> _What is required_: Search the data below for "this"; list each line that holds it.

> _Record list_:
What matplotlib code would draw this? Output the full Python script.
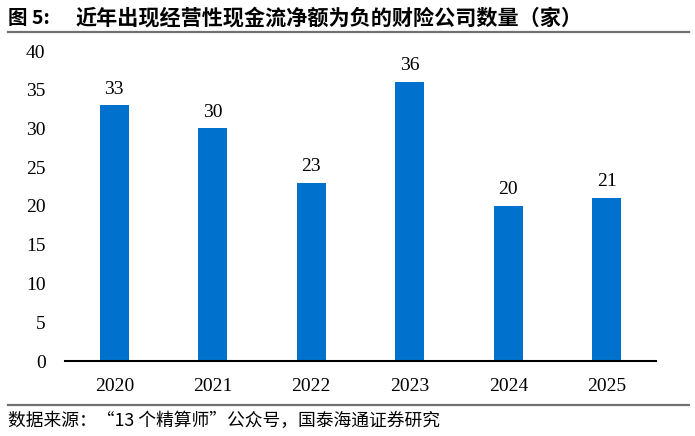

...

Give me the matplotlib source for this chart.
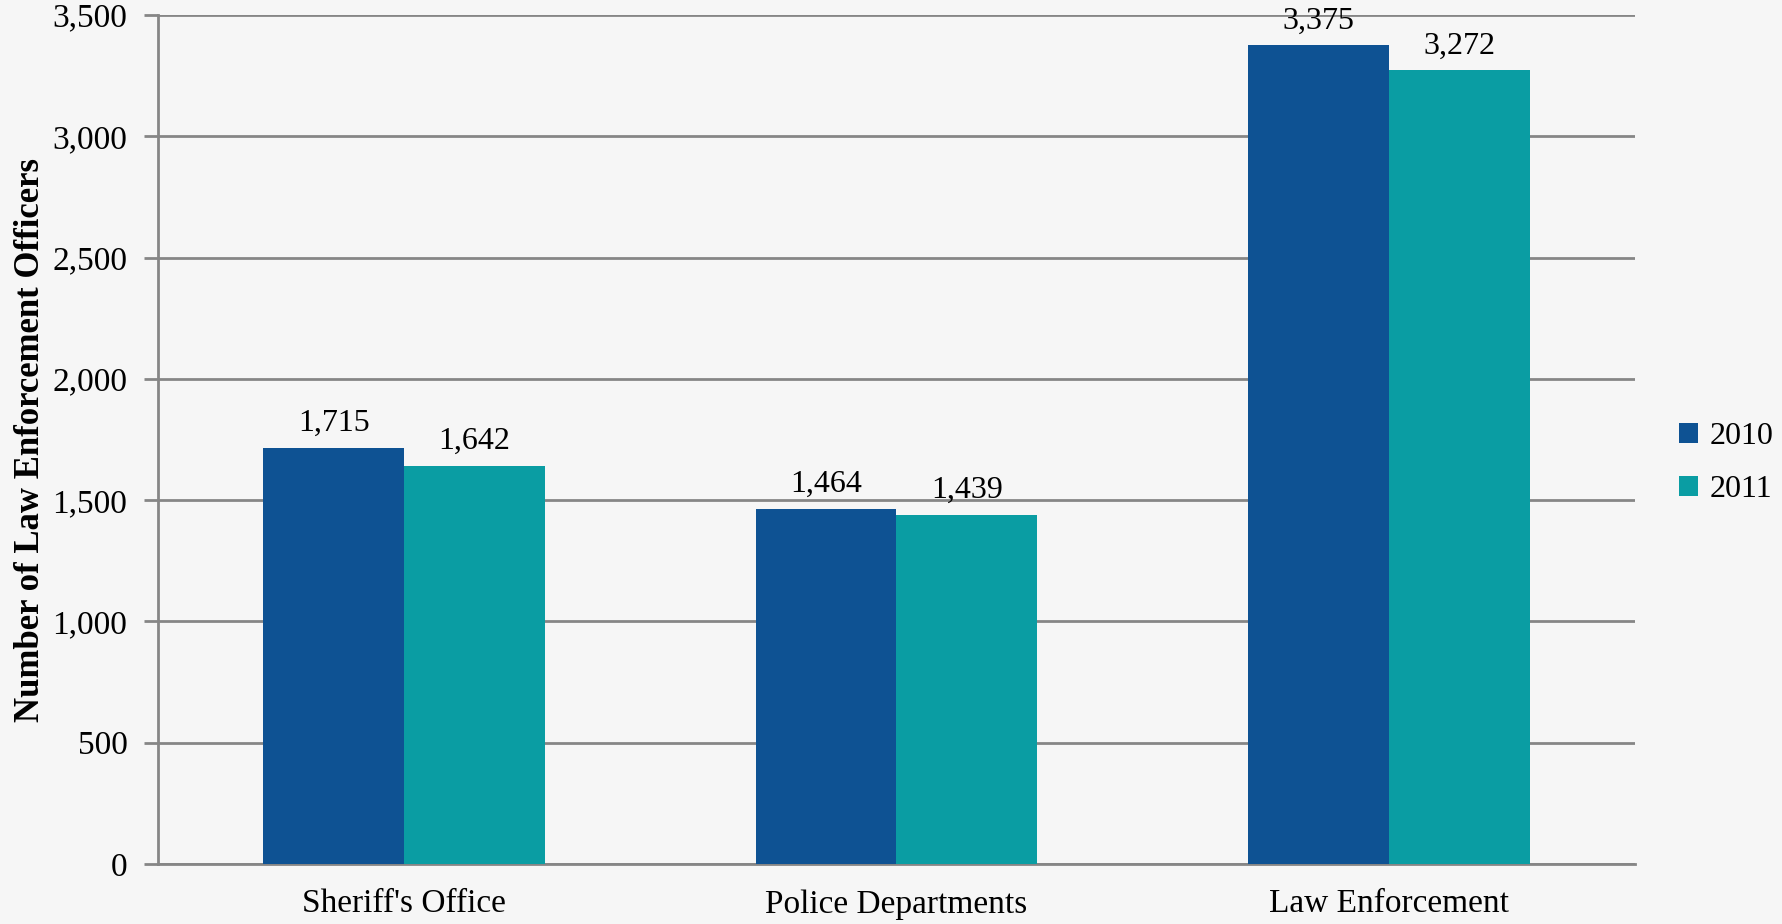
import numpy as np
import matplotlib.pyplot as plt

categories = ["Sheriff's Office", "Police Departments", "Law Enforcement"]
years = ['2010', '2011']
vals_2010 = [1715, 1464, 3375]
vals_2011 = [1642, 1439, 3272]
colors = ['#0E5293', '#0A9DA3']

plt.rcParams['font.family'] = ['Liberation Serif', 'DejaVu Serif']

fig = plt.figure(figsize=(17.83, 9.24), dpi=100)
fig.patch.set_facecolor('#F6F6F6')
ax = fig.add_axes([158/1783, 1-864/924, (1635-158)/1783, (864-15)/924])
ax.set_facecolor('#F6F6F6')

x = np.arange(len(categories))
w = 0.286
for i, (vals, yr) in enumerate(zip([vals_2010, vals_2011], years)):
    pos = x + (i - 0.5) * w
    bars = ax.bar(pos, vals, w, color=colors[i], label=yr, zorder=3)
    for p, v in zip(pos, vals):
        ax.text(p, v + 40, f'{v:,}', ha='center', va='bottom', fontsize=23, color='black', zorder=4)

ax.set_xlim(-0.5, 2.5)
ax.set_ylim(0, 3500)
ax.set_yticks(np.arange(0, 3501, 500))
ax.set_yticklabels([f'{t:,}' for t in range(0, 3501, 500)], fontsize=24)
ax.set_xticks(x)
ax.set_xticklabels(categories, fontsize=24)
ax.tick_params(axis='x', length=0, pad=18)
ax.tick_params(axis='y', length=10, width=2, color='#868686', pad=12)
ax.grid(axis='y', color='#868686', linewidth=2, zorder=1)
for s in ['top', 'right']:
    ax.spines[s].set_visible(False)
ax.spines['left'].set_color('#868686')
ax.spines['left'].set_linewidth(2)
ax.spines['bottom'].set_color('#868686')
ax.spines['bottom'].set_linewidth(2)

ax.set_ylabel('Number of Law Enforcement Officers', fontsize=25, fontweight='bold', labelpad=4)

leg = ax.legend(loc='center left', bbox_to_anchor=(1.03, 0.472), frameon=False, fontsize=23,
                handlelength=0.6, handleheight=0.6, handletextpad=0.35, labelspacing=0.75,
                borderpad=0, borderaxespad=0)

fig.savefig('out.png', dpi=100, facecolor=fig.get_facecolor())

> _Worked solution_:
What matplotlib code would draw this? Output the full Python script.
Give me the matplotlib source for this chart.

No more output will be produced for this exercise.